• **Recorded information**:

Begin

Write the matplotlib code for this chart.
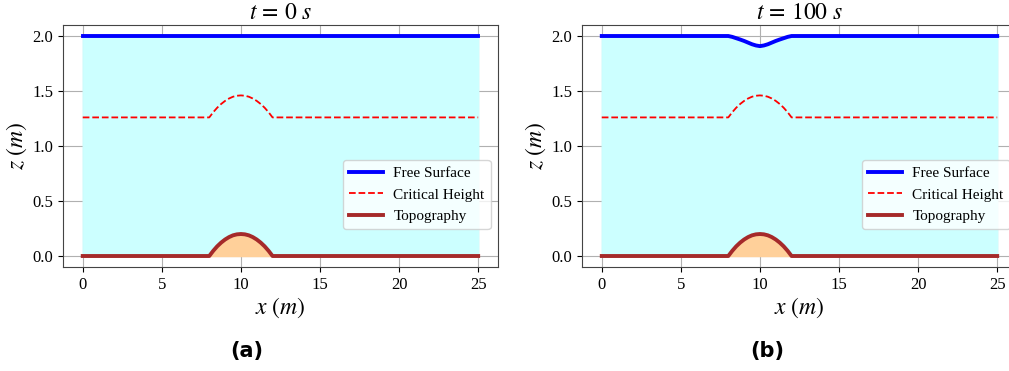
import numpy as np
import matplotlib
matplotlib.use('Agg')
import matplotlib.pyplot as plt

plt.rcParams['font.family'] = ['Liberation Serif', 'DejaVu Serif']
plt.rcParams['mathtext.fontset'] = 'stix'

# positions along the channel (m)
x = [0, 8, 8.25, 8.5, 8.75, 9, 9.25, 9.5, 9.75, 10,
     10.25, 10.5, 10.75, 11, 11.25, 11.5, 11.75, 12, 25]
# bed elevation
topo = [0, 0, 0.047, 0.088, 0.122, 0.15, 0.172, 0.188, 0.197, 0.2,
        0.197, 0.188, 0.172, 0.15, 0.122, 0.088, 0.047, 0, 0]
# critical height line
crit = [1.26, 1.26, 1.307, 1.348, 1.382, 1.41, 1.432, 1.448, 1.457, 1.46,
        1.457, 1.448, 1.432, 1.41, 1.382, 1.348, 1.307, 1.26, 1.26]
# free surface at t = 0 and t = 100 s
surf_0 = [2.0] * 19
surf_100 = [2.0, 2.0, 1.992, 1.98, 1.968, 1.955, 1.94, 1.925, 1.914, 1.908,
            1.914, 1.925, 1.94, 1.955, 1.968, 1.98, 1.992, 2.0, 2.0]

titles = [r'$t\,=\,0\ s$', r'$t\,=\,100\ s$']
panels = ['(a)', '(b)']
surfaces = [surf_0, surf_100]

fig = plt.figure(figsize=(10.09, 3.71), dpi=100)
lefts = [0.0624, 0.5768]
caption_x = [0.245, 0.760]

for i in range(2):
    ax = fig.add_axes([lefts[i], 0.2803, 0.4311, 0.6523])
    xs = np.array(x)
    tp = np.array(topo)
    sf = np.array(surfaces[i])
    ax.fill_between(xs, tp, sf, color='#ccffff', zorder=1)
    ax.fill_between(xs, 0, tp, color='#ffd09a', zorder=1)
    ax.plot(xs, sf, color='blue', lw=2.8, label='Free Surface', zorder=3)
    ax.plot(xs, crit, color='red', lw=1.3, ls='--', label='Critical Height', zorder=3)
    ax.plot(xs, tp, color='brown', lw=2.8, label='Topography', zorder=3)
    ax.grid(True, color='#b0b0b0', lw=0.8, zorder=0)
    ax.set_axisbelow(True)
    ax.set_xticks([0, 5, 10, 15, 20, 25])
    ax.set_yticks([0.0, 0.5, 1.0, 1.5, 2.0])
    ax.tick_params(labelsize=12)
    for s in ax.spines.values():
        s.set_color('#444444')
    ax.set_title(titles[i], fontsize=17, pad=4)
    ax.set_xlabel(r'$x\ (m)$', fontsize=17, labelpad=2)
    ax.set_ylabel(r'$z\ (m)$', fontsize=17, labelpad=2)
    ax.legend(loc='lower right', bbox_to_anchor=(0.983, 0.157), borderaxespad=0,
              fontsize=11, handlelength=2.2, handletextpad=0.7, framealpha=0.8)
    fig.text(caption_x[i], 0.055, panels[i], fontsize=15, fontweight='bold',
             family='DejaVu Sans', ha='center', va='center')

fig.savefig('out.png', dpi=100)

End

• **Exercise**: Repeat the listing above up to and including the line with "caption_x = [0.245, 0.760]", starting from its first line. Drop any pictures.

• **Written answer**:
Write the matplotlib code for this chart.
import numpy as np
import matplotlib
matplotlib.use('Agg')
import matplotlib.pyplot as plt

plt.rcParams['font.family'] = ['Liberation Serif', 'DejaVu Serif']
plt.rcParams['mathtext.fontset'] = 'stix'

# positions along the channel (m)
x = [0, 8, 8.25, 8.5, 8.75, 9, 9.25, 9.5, 9.75, 10,
     10.25, 10.5, 10.75, 11, 11.25, 11.5, 11.75, 12, 25]
# bed elevation
topo = [0, 0, 0.047, 0.088, 0.122, 0.15, 0.172, 0.188, 0.197, 0.2,
        0.197, 0.188, 0.172, 0.15, 0.122, 0.088, 0.047, 0, 0]
# critical height line
crit = [1.26, 1.26, 1.307, 1.348, 1.382, 1.41, 1.432, 1.448, 1.457, 1.46,
        1.457, 1.448, 1.432, 1.41, 1.382, 1.348, 1.307, 1.26, 1.26]
# free surface at t = 0 and t = 100 s
surf_0 = [2.0] * 19
surf_100 = [2.0, 2.0, 1.992, 1.98, 1.968, 1.955, 1.94, 1.925, 1.914, 1.908,
            1.914, 1.925, 1.94, 1.955, 1.968, 1.98, 1.992, 2.0, 2.0]

titles = [r'$t\,=\,0\ s$', r'$t\,=\,100\ s$']
panels = ['(a)', '(b)']
surfaces = [surf_0, surf_100]

fig = plt.figure(figsize=(10.09, 3.71), dpi=100)
lefts = [0.0624, 0.5768]
caption_x = [0.245, 0.760]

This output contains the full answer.